Source data:
★ ★ ★ ★

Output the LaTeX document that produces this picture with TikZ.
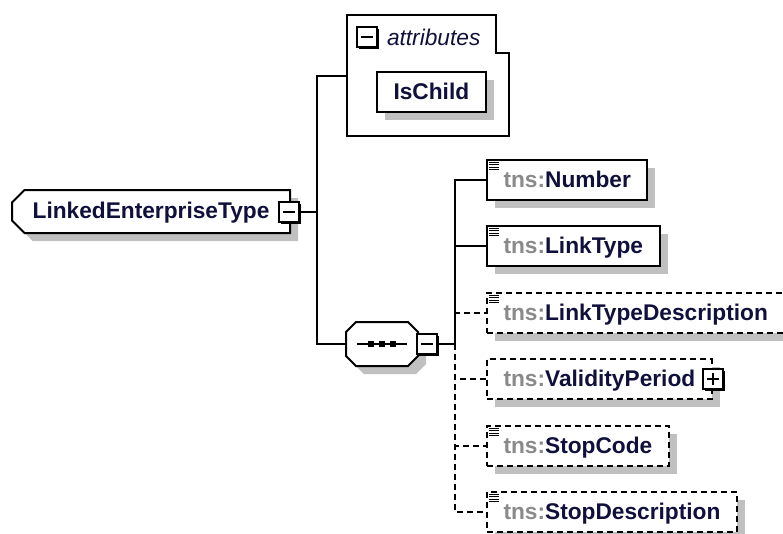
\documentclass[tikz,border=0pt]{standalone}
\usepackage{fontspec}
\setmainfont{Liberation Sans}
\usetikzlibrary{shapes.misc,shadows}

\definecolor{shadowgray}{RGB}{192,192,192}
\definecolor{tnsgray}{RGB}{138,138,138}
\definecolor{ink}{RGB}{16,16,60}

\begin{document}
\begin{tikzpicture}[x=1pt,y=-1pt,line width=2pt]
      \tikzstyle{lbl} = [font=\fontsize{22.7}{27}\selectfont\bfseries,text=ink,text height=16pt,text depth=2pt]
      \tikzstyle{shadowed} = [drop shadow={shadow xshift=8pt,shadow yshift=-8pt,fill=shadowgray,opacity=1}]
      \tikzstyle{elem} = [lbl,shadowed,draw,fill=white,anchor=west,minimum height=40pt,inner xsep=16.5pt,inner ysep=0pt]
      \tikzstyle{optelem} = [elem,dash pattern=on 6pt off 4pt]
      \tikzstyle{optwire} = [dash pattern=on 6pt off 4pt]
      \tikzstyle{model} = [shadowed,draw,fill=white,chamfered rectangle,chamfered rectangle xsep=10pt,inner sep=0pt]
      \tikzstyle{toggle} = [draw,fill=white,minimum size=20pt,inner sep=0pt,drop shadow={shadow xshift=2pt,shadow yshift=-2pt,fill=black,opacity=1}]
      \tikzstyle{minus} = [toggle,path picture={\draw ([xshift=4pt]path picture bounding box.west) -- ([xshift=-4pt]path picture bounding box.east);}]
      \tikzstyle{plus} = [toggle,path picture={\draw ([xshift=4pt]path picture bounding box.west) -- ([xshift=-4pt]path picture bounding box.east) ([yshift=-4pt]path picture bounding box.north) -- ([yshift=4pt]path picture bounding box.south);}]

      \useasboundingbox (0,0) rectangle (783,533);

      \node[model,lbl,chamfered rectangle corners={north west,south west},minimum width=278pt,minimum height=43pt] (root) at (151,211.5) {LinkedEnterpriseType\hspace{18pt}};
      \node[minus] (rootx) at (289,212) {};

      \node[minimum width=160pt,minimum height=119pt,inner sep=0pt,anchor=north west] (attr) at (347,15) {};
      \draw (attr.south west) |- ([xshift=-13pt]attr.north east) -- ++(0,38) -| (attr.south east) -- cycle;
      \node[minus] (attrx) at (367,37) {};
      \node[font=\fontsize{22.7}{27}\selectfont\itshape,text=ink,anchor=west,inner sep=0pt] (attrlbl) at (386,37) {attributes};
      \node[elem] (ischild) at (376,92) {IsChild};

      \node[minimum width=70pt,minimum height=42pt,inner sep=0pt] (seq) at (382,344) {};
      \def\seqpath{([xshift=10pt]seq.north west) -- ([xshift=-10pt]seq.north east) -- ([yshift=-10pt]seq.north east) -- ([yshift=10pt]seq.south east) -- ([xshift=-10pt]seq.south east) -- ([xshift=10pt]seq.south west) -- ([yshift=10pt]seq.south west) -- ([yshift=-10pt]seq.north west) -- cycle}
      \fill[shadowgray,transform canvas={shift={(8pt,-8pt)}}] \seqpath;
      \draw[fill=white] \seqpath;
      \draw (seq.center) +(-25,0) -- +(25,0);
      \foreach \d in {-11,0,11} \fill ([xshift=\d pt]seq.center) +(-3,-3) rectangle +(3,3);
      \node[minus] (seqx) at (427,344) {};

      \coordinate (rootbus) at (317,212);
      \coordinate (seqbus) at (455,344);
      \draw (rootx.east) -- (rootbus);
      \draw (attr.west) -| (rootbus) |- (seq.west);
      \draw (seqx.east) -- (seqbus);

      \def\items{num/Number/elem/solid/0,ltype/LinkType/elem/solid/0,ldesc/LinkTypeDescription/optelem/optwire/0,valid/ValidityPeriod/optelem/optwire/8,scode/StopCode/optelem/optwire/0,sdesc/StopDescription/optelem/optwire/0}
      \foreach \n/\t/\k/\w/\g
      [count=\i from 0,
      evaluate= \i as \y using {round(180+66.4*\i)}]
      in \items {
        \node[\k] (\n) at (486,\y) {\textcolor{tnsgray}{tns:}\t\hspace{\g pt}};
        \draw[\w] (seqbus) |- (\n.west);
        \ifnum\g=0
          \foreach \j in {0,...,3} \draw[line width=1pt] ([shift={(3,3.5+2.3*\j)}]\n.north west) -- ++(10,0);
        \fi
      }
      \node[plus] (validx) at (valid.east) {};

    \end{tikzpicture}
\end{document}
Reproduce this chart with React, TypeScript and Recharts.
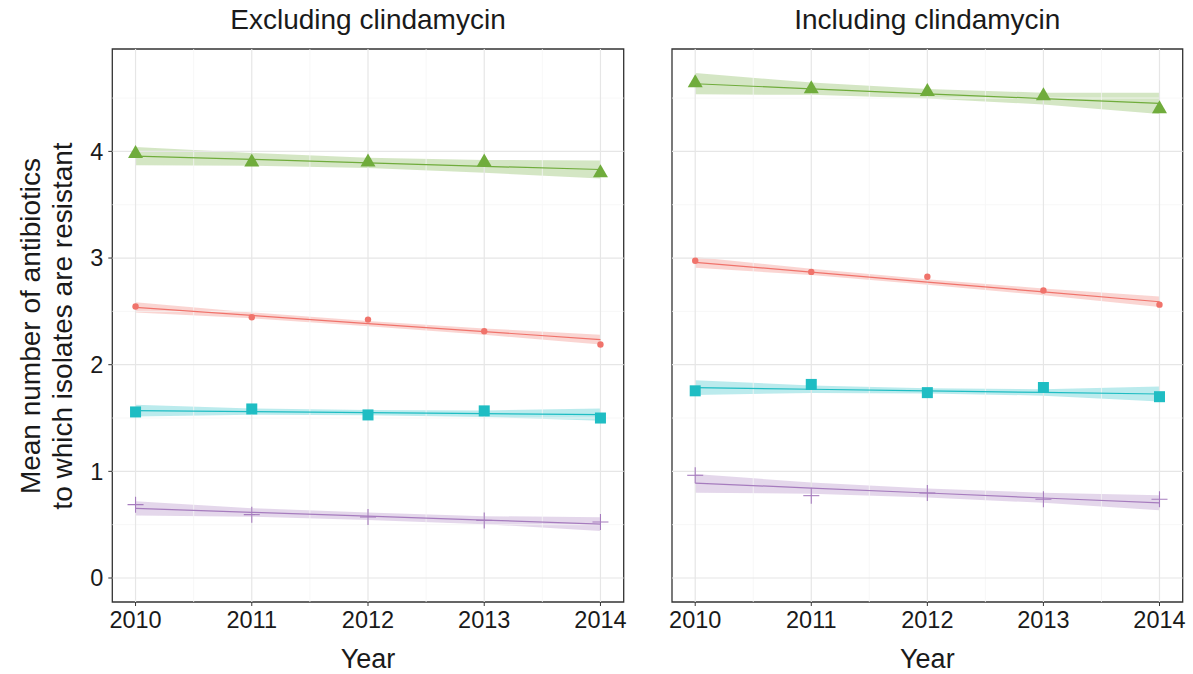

★ ★ ★ ★

- **Problem to work on**
Copy exactly the lines from the first line of the records above through the line with "(rootx) at (289,212)", both included, and nothing else. Pictures stay out.

- **Result**
Output the LaTeX document that produces this picture with TikZ.
\documentclass[tikz,border=0pt]{standalone}
\usepackage{fontspec}
\setmainfont{Liberation Sans}
\usetikzlibrary{shapes.misc,shadows}

\definecolor{shadowgray}{RGB}{192,192,192}
\definecolor{tnsgray}{RGB}{138,138,138}
\definecolor{ink}{RGB}{16,16,60}

\begin{document}
\begin{tikzpicture}[x=1pt,y=-1pt,line width=2pt]
      \tikzstyle{lbl} = [font=\fontsize{22.7}{27}\selectfont\bfseries,text=ink,text height=16pt,text depth=2pt]
      \tikzstyle{shadowed} = [drop shadow={shadow xshift=8pt,shadow yshift=-8pt,fill=shadowgray,opacity=1}]
      \tikzstyle{elem} = [lbl,shadowed,draw,fill=white,anchor=west,minimum height=40pt,inner xsep=16.5pt,inner ysep=0pt]
      \tikzstyle{optelem} = [elem,dash pattern=on 6pt off 4pt]
      \tikzstyle{optwire} = [dash pattern=on 6pt off 4pt]
      \tikzstyle{model} = [shadowed,draw,fill=white,chamfered rectangle,chamfered rectangle xsep=10pt,inner sep=0pt]
      \tikzstyle{toggle} = [draw,fill=white,minimum size=20pt,inner sep=0pt,drop shadow={shadow xshift=2pt,shadow yshift=-2pt,fill=black,opacity=1}]
      \tikzstyle{minus} = [toggle,path picture={\draw ([xshift=4pt]path picture bounding box.west) -- ([xshift=-4pt]path picture bounding box.east);}]
      \tikzstyle{plus} = [toggle,path picture={\draw ([xshift=4pt]path picture bounding box.west) -- ([xshift=-4pt]path picture bounding box.east) ([yshift=-4pt]path picture bounding box.north) -- ([yshift=4pt]path picture bounding box.south);}]

      \useasboundingbox (0,0) rectangle (783,533);

      \node[model,lbl,chamfered rectangle corners={north west,south west},minimum width=278pt,minimum height=43pt] (root) at (151,211.5) {LinkedEnterpriseType\hspace{18pt}};
      \node[minus] (rootx) at (289,212) {};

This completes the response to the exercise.